Why do password requirements exist while limiting the upper character count?

Cargo Cult

It is no secret that a lot of people who are tasked to design security for systems know very little about information security and are ill equipped for the task. As a source for that claim, I will take years of personal experience as pentester, and the absolute bewilderment for the things I have seen people develop over the years. Not because the developers are bad developers - on the contrary - but because information security has different requirements than normal software development. It's like asking a painter to paint a blueprint of a house.

As such, developers who lack the understanding of what is required of a system that handles authentication and authorization often fall back to the most primitive form of learning: Imitation. We see other people do things, and without understanding why these things are done, we imitate them. "After all, it's done that way for a reason." This process has a name: Cargo Cult Programming.
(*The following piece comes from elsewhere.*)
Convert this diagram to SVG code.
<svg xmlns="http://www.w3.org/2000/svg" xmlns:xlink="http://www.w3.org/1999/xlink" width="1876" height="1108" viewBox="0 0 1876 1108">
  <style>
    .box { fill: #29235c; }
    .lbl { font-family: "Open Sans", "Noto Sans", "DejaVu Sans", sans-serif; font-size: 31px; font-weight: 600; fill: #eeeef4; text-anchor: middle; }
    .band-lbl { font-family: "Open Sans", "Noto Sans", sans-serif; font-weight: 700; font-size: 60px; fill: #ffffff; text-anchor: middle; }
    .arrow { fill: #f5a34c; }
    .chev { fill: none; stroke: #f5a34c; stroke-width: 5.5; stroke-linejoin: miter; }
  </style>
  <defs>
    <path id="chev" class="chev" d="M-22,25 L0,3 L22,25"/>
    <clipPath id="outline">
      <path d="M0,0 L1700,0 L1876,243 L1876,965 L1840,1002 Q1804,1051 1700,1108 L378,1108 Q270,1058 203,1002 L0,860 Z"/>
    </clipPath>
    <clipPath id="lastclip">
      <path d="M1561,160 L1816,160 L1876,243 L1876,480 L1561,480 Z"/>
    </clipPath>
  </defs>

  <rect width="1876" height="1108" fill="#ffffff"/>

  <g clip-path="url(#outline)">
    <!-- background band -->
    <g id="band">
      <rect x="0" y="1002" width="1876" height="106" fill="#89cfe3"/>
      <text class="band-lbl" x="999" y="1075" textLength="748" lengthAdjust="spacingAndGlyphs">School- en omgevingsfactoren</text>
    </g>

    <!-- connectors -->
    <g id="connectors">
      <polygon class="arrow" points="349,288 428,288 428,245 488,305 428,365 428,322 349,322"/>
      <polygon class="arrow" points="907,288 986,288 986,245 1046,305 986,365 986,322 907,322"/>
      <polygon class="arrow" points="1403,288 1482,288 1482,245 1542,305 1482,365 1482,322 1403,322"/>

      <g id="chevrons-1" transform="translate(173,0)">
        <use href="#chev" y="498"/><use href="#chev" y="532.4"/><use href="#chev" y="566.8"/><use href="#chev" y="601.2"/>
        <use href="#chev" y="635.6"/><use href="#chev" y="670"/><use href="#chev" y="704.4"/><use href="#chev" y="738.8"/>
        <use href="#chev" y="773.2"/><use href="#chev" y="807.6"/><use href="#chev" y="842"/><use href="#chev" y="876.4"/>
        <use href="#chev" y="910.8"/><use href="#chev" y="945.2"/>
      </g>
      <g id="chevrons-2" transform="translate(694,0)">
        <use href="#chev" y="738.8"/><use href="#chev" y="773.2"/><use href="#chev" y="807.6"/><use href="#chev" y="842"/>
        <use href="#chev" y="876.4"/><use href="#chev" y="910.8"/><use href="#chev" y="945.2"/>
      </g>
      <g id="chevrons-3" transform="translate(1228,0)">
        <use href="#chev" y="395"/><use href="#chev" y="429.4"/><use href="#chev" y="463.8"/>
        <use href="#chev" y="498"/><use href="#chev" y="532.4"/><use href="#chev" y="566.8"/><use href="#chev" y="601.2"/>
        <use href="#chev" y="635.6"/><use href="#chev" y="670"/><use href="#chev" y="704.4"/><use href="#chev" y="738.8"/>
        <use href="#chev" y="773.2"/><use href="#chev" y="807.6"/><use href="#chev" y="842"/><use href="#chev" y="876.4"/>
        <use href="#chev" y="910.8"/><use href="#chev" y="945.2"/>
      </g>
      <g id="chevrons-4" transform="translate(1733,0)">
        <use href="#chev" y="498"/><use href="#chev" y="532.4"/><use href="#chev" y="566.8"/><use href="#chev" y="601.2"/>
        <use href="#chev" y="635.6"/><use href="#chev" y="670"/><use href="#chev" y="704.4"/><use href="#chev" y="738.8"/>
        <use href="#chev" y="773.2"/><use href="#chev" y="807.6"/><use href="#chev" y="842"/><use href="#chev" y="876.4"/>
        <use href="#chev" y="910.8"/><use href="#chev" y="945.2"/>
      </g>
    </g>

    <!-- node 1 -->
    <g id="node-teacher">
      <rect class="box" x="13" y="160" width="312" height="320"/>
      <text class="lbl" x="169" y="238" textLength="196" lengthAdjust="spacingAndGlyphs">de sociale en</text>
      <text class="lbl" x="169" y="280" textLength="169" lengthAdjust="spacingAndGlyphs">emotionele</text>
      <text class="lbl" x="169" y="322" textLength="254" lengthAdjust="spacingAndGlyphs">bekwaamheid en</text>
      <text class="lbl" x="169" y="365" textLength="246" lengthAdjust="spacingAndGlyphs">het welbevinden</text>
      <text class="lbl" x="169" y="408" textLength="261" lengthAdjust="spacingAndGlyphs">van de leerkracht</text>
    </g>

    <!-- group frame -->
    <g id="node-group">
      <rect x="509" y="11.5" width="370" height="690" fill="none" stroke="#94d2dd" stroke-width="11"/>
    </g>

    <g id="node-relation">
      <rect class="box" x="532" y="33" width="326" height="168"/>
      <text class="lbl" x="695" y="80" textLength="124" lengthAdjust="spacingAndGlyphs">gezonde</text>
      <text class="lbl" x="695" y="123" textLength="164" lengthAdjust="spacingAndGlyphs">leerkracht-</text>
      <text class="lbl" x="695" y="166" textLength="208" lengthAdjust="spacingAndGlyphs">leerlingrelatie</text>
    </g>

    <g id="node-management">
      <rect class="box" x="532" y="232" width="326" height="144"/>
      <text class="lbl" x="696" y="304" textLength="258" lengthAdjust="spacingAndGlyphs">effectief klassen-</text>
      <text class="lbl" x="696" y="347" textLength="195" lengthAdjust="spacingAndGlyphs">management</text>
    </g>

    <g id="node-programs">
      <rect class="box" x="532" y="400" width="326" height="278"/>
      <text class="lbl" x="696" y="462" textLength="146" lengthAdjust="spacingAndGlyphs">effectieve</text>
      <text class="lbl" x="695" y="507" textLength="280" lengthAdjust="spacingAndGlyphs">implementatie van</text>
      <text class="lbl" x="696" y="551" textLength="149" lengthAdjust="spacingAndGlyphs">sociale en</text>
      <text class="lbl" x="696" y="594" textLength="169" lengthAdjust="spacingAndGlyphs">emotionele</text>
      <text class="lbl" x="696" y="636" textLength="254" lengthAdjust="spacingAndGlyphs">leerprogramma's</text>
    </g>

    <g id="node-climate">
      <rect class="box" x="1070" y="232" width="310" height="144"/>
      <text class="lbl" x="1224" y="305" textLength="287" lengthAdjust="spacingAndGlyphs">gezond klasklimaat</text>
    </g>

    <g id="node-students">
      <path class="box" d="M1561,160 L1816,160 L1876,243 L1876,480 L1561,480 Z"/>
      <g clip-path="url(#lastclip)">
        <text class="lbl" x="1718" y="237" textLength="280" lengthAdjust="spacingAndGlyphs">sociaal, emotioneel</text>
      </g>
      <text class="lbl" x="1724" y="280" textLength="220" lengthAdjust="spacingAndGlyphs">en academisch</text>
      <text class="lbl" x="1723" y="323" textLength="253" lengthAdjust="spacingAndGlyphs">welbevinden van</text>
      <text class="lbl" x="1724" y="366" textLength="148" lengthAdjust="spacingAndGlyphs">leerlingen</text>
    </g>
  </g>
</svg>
Originally, cargo cults were cults of tribespeople, who saw modern soldiers receive air cargo with supplies. They thought that this air cargo was a gift from a divine entity, and that the activities of the soldiers were a ritual to summon said entity to bring gifts. As a result, after the soldiers had left, the tribespeople began to immitate their activities to the best of their understanding, making makeshift uniforms and marching up and down, in hopes that this would summon some divine favour.
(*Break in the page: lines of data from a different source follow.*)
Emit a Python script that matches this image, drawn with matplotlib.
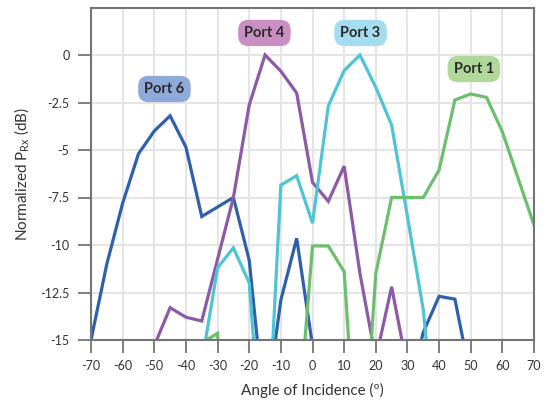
import matplotlib
matplotlib.use("Agg")
import matplotlib.pyplot as plt

plt.rcParams["font.family"] = ["Lato", "DejaVu Sans"]
plt.rcParams["mathtext.fontset"] = "custom"
plt.rcParams["mathtext.rm"] = "Lato"

# angle of incidence, degrees
angles = list(range(-70, 75, 5))

# normalized received power (dB); values below -15 fall off the plot
port6 = [-15.0, -11.0, -7.8, -5.2, -4.0, -3.2, -4.85, -8.5, -8.0, -7.5, -10.8, -19.0, -12.9,
         -9.65, -15.3, -30, -30, -30, -30, -30, -18.0, -14.6, -12.7, -12.85, -17.0, -30, -30, -30, -30]
port4 = [-30, -30, -30, -25.0, -15.3, -13.3, -13.8, -14.0, -10.75, -7.5, -2.63, 0.0, -0.85,
         -2.0, -6.7, -7.7, -5.85, -11.5, -16.0, -12.2, -16.5, -30, -30, -30, -30, -30, -30, -30, -30]
port3 = [-30, -30, -30, -30, -30, -30, -30, -16.2, -11.2, -10.15, -12.0, -23.0, -6.85,
         -6.35, -8.85, -2.68, -0.82, 0.0, -1.7, -3.68, -8.5, -13.4, -22.0, -30, -30, -30, -30, -30, -30]
port1 = [-30, -30, -30, -30, -30, -30, -30, -15.15, -14.65, -30, -30, -30, -30,
         -20.4, -10.05, -10.05, -11.4, -24.0, -11.5, -7.5, -7.5, -7.5, -6.05, -2.37, -2.05, -2.23, -4.04, -6.5, -8.95]

names = ["Port 6", "Port 4", "Port 3", "Port 1"]
line_colors = ["#2f5fad", "#8d5aa8", "#4fc4d4", "#6bbf6f"]
label_colors = ["#8eaad8", "#c98fc0", "#a6dcef", "#b0d89b"]
label_pos = [(-46.8, -1.79), (-15.2, 1.16), (15.2, 1.16), (51.0, -0.74)]

xticks = list(range(-70, 80, 10))
yticks = [0, -2.5, -5, -7.5, -10, -12.5, -15]
ytick_labels = ["0", "-2.5", "-5", "-7.5", "-10", "-12.5", "-15"]

fig = plt.figure(figsize=(5.48, 4.09), dpi=100)
ax = fig.add_axes([91 / 548, 1 - 340 / 409, (534 - 91) / 548, (340 - 7.5) / 409])

for series, color in zip([port6, port4, port3, port1], line_colors):
    ax.plot(angles, series, color=color, lw=2.3, solid_joinstyle="miter", zorder=2)

for name, (lx, ly), fc in zip(names, label_pos, label_colors):
    ax.text(lx, ly, name, ha="center", va="center", fontsize=10.5, fontweight="bold",
            color="#2a2a2a", zorder=5,
            bbox=dict(boxstyle="round,pad=0.42,rounding_size=0.7", fc=fc, ec="none"))

ax.set_xlim(-70, 70)
ax.set_ylim(-15, 2.5)
ax.set_xticks(xticks)
ax.set_xticklabels([str(t) for t in xticks])
ax.set_yticks(yticks)
ax.set_yticklabels(ytick_labels)
ax.set_yticks([2.5], minor=True)

ax.grid(True, which="both", color="#e5e5e5", lw=1.5, zorder=0)
ax.set_axisbelow(True)
for s in ax.spines.values():
    s.set_color("#747474")
    s.set_linewidth(1.5)
    s.set_zorder(3)

ax.tick_params(axis="both", direction="out", length=9.5, width=1.3, color="#747474",
               labelsize=9, labelcolor="#333333", pad=5)
ax.tick_params(axis="y", pad=6)
ax.tick_params(axis="y", which="minor", length=0)

ax.set_xlabel("Angle of Incidence (º)", fontsize=11, color="#333333", labelpad=8)
ax.set_ylabel(r"Normalized P$_{\mathrm{Rx}}$ (dB)", fontsize=11, color="#333333", labelpad=6)

fig.savefig("out.png", dpi=100, facecolor="white")
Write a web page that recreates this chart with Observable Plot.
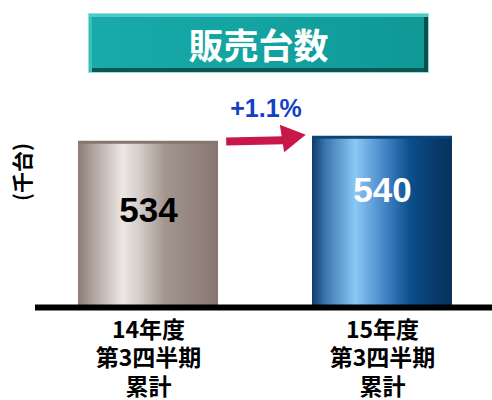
<!DOCTYPE html>
<html>
<head>
<meta charset="utf-8">
<script src="https://cdn.jsdelivr.net/npm/d3@7"></script>
<script src="https://cdn.jsdelivr.net/npm/@observablehq/plot@0.6"></script>
<style>
  html, body { margin: 0; padding: 0; background: #ffffff; }
  #wrap { position: relative; width: 492px; height: 400px; overflow: hidden; }
  #title {
    position: absolute; left: 88px; top: 13px; width: 341px; height: 60px;
    box-sizing: border-box;
    background: linear-gradient(to right, #18ABA9, #13A3A1 50%, #0E9896);
    border: 1px solid #8FE3DF;
    box-shadow: inset 0 3px 0 #4FC9C5, inset 3px 0 0 #3CBDB9, inset -4px 0 0 #0B4F4D, inset 0 -4px 0 #0C5553;
    display: flex; align-items: center; justify-content: center;
    color: #ffffff; font-family: 'Noto Sans CJK JP', sans-serif; font-weight: bold; font-size: 35px;
    z-index: 2;
  }
  #chart { position: absolute; left: 0; top: 0; }
</style>
</head>
<body>
<div id="wrap">
  <div id="title"></div>
  <div id="chart"></div>
</div>
<script>
const title = "販売台数";
const categories = ["14年度\n第3四半期\n累計", "15年度\n第3四半期\n累計"];
const values = [534, 540];
const changeLabel = "+1.1%";
const unitLabel = "(千台)";
const yDomain = [336, 540];

document.getElementById("title").textContent = title;

const data = categories.map((c, i) => ({category: c, value: values[i], key: i}));
const latin = "'Liberation Sans', Arial, sans-serif";

const svg = Plot.plot({
  width: 492,
  height: 400,
  marginTop: 136.7,
  marginBottom: 93,
  marginLeft: 54.5,
  marginRight: 15.4,
  x: {domain: categories, paddingInner: 0.4, paddingOuter: 0.1, axis: null},
  y: {domain: yDomain, axis: null},
  style: {fontFamily: "'Noto Sans CJK JP', sans-serif", background: "transparent", overflow: "visible"},
  marks: [
    Plot.barY(data, {filter: d => d.key === 0, x: "category", y1: yDomain[0], y2: "value", fill: "url(#gBar0)"}),
    Plot.barY(data, {filter: d => d.key === 1, x: "category", y1: yDomain[0], y2: "value", fill: "url(#gBar1)"}),
    Plot.tickY(data, {filter: d => d.key === 0, x: "category", y: "value", stroke: "#857770", strokeWidth: 3}),
    Plot.tickY(data, {filter: d => d.key === 1, x: "category", y: "value", stroke: "#0B4577", strokeWidth: 3}),
    Plot.ruleY([yDomain[0]], {stroke: "#000000", strokeWidth: 6, insetLeft: -19.5, insetRight: -15.4}),
    // value labels
    Plot.text(data, {filter: d => d.key === 0, x: "category", y: "value", text: d => String(d.value),
      dy: 68.8, fill: "#000000", fontSize: 35, fontWeight: "bold", fontFamily: latin, letterSpacing: 1.5}),
    Plot.text(data, {filter: d => d.key === 1, x: "category", y: "value", text: d => String(d.value),
      dy: 53.5, fill: "#ffffff", fontSize: 35, fontWeight: "bold", fontFamily: latin, letterSpacing: 1.5}),
    // category labels
    Plot.text(data, {x: "category", frameAnchor: "bottom", text: "category", lineAnchor: "top",
      dy: 10, lineHeight: 1.24, fontSize: 23, fontWeight: "bold", fill: "#000000"}),
    // unit label
    Plot.text([unitLabel], {text: d => d, frameAnchor: "top-left", textAnchor: "middle", lineAnchor: "middle",
      dx: -31.5, dy: 34.8, rotate: -90, fontSize: 21, fontWeight: "bold", fill: "#000000"}),
    // change arrow
    Plot.arrow([data], {x1: d => d[0].category, y1: d => d[0].value, x2: d => d[1].category, y2: d => d[1].value,
      insetStart: 77.7, insetEnd: 98.8, headLength: 0, bend: 0, stroke: "#C8174A", strokeWidth: 8,
      strokeLinecap: "butt", dy: 1}),
    Plot.dot([data[1]], {x: "category", y: "value", symbol: "triangle", r: 10.3, rotate: 81,
      fill: "#C8174A", stroke: "none", dx: -92.6, dy: 0}),
    Plot.text([changeLabel], {text: d => d, frameAnchor: "top", textAnchor: "middle", lineAnchor: "middle",
      dy: -28.5, fontSize: 25, fontWeight: "bold", fontFamily: latin, fill: "#1440C8", letterSpacing: 3})
  ]
});

const defs = d3.select(svg).insert("defs", ":first-child");
function grad(id, stops) {
  const g = defs.append("linearGradient").attr("id", id).attr("x1", 0).attr("x2", 1).attr("y1", 0).attr("y2", 0);
  stops.forEach(([o, c]) => g.append("stop").attr("offset", o).attr("stop-color", c));
}
grad("gBar0", [[0, "#8C7D76"], [0.12, "#B2A7A2"], [0.32, "#ECE8E6"], [0.45, "#D2CAC6"], [0.62, "#A3968F"], [0.85, "#92847D"], [1, "#85776F"]]);
grad("gBar1", [[0, "#0C3C6C"], [0.1, "#3C78AE"], [0.31, "#8AC8F5"], [0.5, "#4B8BCB"], [0.7, "#0A4F8E"], [0.88, "#083A6A"], [1, "#07335E"]]);

document.getElementById("chart").appendChild(svg);
</script>
</body>
</html>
Cargo Cult Programming is a similar process, in which some developer does something in a particular way, due to some circumstance. The other programmers then blindly implement their solution in the same way, without understanding why the solution was implemented in said way, and what problem it aimed to solve.

About Password Lengths

For example, "DES crypt" would only allow for a maximum of 8 bytes for password length due to export restrictions - which was primarily a legal problem. So any system that used DES crypt would require a maximum character length of 8. Someone who saw this implemented may not know the reason why 8 was chosen for this, and may blindly copy this implementation, possibly not even using DES crypt in the background. So they are not limited by a maximum password length of 8, yet still arbitrarily impose it, simply because they have seen someone else do the same thing.

Misinformation

As for why companies require short, complex passwords rather than long, easy-to-remember phrases? That one is unfortunately on us. For a very long time, security experts tried to get people to make "better" passwords. And in a sense, it's true: <3BZg2Ck is a better password than ILoveNYC.
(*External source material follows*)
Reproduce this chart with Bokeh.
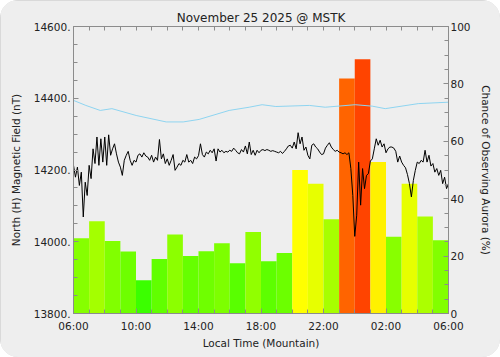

However, security experts are not infallible and we too learn painful lessons, such as AviD's Rule of Usability:

Security at the expense of usability comes at the expense of security.

Short, highly complex passwords are really difficult to remember for people, and people started to use "systems to make good passwords", like tGbHuJm! (I'll leave it up to the reader to figure out why this is a bad password). Experts changed their advice, instead advocating for long passphrases, like It's monday again and the coffee still tastes like wet socks, but "common wisdom" is difficult to change. When people hear that passphrases should be complex, they see the half-truth how a complex password is better than a simple one, and urge their users to make passwords as complex as possible.

Recommendation

In a system that requires passwords, users should be urged to use a password manager to create a safe, new password. A sufficiently long, randomly generated password will always beat any long, easy-to-remember passphrase, and it's more easily usable too if the browser automatically fills it in for the user.

If that is not a possibility, users should be urged to make long passphrases. Phrases are generally easier to remember for people, and length is king when it comes to strength. However, users can stick to phrases that are publicly known and not secure at all, such as In the beginning God created the heaven and the earth. - any automated check will tell you that this is an amazing password, but my wordlist on my cracking machine will beg to differ. As such, you can try to generate a memorable sentence for the user, or just believe that they know what they are doing.

Finally, after a user has entered a passphrase, it is recommended to check that passphrase with a database like Have I Been Pwned? to ensure that password isn't already known to be insecure.


I do not quite understand how it is common policy in industries to require a difficult to remember password with different alphanumeric and special characters that also has an upper limit of 32 characters. Wouldn't it be easier for everyone to remember the password if the lower character requirement was 32 and there was no requirement for special characters/numbers/capitalization.

Translation: Why are limited-length passwords favored over lengthy passphrases?

Two reasons:

Software - Companies may be using database or mainframe backends that limit the length of permissible passwords. These may be companies that purchase their software and do not have the resources or the control required to alter it. This sort of situation is especially prevalent in the banking/financial world.

Tradition - For many years "password complexity" has been advertised as the ideal goal. Even recent NIST guidance is biased to discuss passwords instead of passphrases, while openly acknowledging that humans pick poor passwords even with complexity requirements.

NIST guidance has also shifted to encourage use of TOTP or other multifactor solutions, suggesting that passphrases are not considered a sufficient leap beyond passwords on their own. (Incidentally, NIST agrees with you that secret lengths of at least 64 characters should be permitted, to accommodate passphrases.)